"Nothing of consequence, major. Of course we all felt uncomfortable when it was known that Holmes had lost a porte-monnaie from his overcoat-pocket as it hung here on the rack that night. Though he protests there was nothing in it, the thing might have been serious. You remember you thought the hall-door had been opened during our dinner. I believe I was telling some story or other at the time,—bad habit of mine,—and we sent Robert out to look. He came back and said it was tight shut, and couldn't have been open, because he had fixed it so that the latch could not be turned from outside. But Holmes showed us next day that it could be."

"Then you think it had been tampered with,—that some garrison sneak-thief had got in?"

"Well, that's what Holmes says and what Robert stoutly maintains, though you can't see a scratch or a mark or anything to indicate that such means had been used. No, major," and the doctor shook his head ominiously. "I—I have another theory, but it's one too shadowy, too unsubstantial to speak of. It is nothing but suspicion."

And Miller would not ask him what it was. Well knowing how the doctor had been devoting himself to Miss Forrest, it was with nothing short of amaze that the old soldier now heard him speak. After all his wife had told him, whom could Bayard mean but the Queen of Bedlam?

Abruptly the major changed the subject, even while thinking how in his own experience he had had recent opportunity to realize the truth of what the doctor said.

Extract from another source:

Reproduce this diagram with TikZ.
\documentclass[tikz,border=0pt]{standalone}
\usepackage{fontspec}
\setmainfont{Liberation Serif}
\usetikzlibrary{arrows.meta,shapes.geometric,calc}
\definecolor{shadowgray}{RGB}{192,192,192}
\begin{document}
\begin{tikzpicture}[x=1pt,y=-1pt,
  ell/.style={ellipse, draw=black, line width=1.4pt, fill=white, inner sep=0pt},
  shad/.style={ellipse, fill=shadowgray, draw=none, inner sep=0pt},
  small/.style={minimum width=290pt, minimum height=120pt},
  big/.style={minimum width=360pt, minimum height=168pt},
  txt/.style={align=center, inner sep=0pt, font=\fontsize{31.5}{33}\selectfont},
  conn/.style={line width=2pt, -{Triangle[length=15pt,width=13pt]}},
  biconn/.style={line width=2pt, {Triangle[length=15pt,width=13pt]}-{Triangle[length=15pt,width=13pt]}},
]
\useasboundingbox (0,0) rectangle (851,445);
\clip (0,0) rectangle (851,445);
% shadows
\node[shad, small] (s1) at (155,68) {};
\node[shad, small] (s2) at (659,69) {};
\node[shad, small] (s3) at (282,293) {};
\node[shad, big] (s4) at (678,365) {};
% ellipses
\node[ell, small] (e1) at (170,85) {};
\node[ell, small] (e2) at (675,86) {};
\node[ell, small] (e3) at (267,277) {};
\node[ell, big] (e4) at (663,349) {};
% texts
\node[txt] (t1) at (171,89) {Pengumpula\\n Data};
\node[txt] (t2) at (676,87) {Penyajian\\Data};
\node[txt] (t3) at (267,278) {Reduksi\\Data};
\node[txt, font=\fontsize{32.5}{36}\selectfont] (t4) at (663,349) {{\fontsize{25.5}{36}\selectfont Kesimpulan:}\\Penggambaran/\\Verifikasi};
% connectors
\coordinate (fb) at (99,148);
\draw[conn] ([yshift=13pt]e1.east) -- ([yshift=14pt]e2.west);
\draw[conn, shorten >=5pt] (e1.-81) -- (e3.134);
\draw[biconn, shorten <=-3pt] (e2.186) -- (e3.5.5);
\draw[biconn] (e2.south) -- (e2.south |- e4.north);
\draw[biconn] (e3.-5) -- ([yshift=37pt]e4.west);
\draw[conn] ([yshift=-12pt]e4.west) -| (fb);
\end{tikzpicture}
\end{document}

Somebody had indeed "got fooled on that latch" the night he sat there in the dim light of the doctor's library,—somebody who evidently expected to enter as readily as before, and had worked ineffectually for several minutes before abandoning the attempt, and then only to be caught in the act and unblushingly to repudiate the same.

"Bayard," said the major, "I am the last man to interfere in the details of my subordinates' management of affairs, but there's a matter I want to ask you about while we are out here. What is the reason Dr. Weeks refuses to let Mrs. Miller go in and see McLean? She has been always very fond of him, and naturally wants to be of service now. Of course, if there be any good and sufficient reason, I've nothing to say, but I think I've a right to know."

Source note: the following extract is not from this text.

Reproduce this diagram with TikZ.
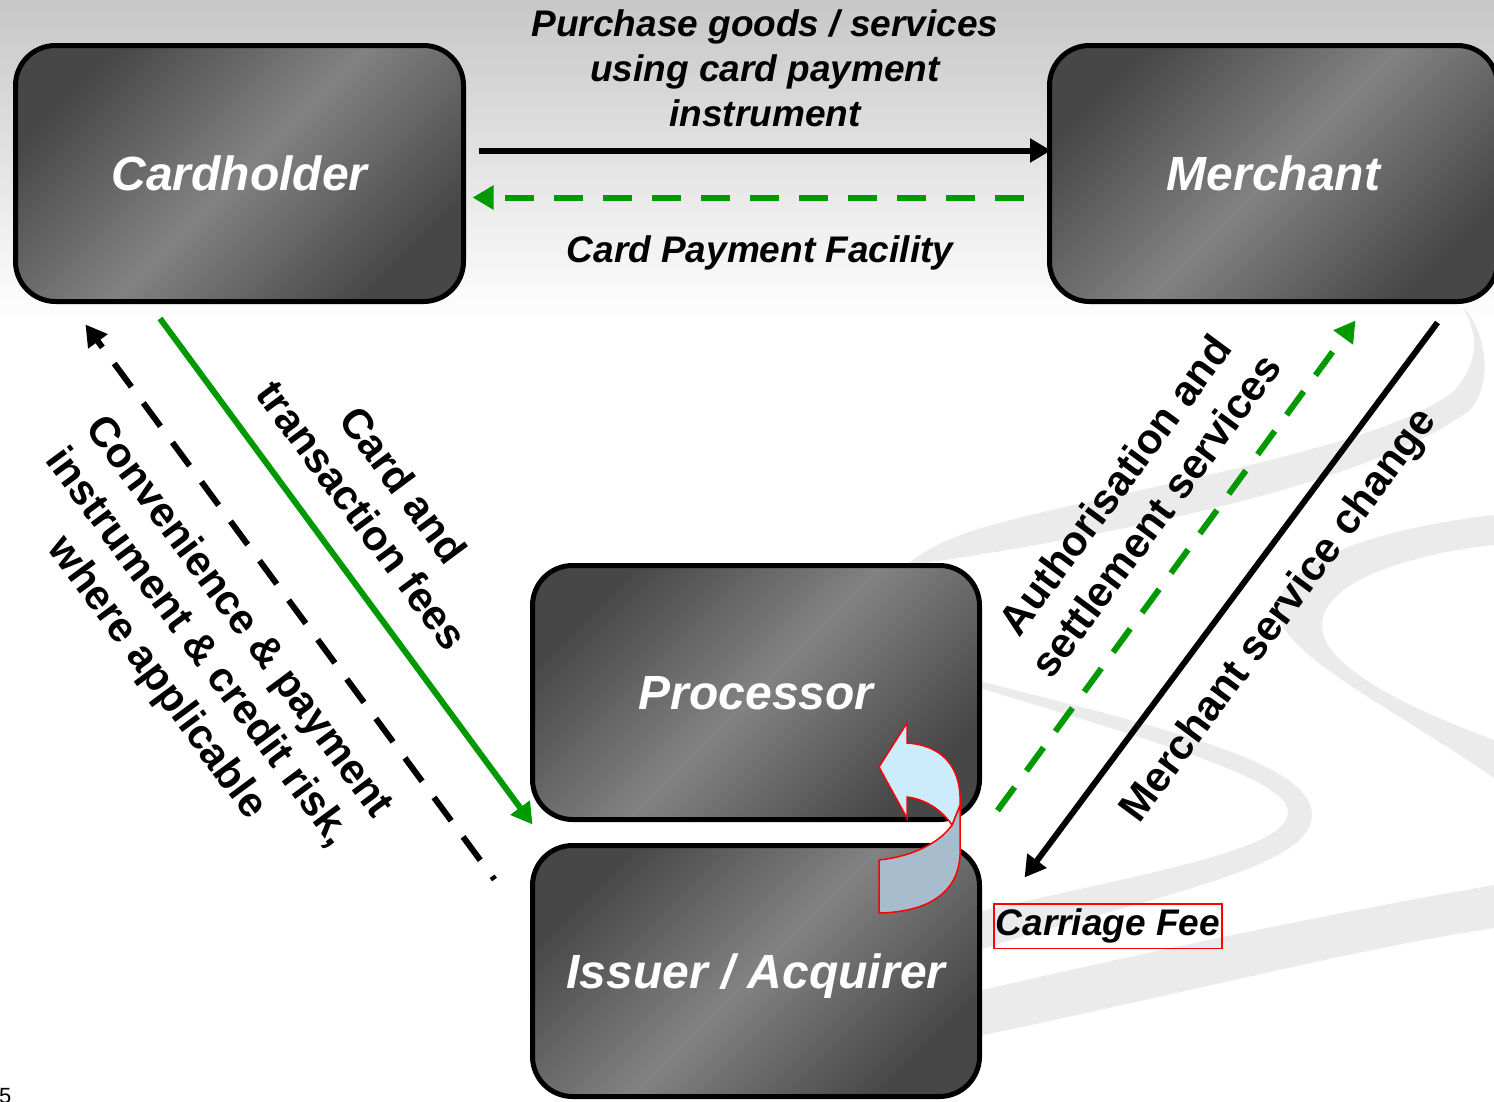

Bayard hesitated a moment. "Come out here on the piazza, major," he presently said. "I don't want them to hear in the parlor." And together the two officers walked over to the wooden railing and stood there looking at each other. It was evident to the post commander in an instant that what his surgeon had to tell was something of no little importance and something, furthermore, that he shrank from mentioning. Bayard's eyes fell before the major's earnest and troubled gaze; he was plainly studying how to put his information fairly and without prejudice. Suddenly he looked up.

"First, while we are on the subject, let me finish about this latch business, major. It is not entirely—entirely irrelevant to the other matter. You see I had to tell Robert why we made such particular inquiries about the door. Now the boy has been with me for years, and came to me with a most unblemished character. Why, he was body-servant for the adjutant and quartermaster of the First Artillery in the lively old days at Fort Hamilton, and had unlimited opportunities for peculation; but those gentlemen said he was simply above suspicion. But he is sensitive, and it worried him fearfully lest Mr. Holmes should think he or some of his assistants in the kitchen had been searching those pockets. Now it was simply on his account—to convince him it was somebody from outside that surreptitiously entered the hall while we were all at dinner—that Holmes took the trouble to test the latch, and with a little bit of stiff wire he showed us how Robert's device could be circumvented."

"And Holmes has no doubt it was so accomplished?" asked the major, tentatively.

Bayard looked embarrassed. "I cannot say just what he does think, major, because he utterly refuses to speak of it. He said it was absurd to make such an ado about nothing, and declared he would be seriously annoyed if I pursued the subject."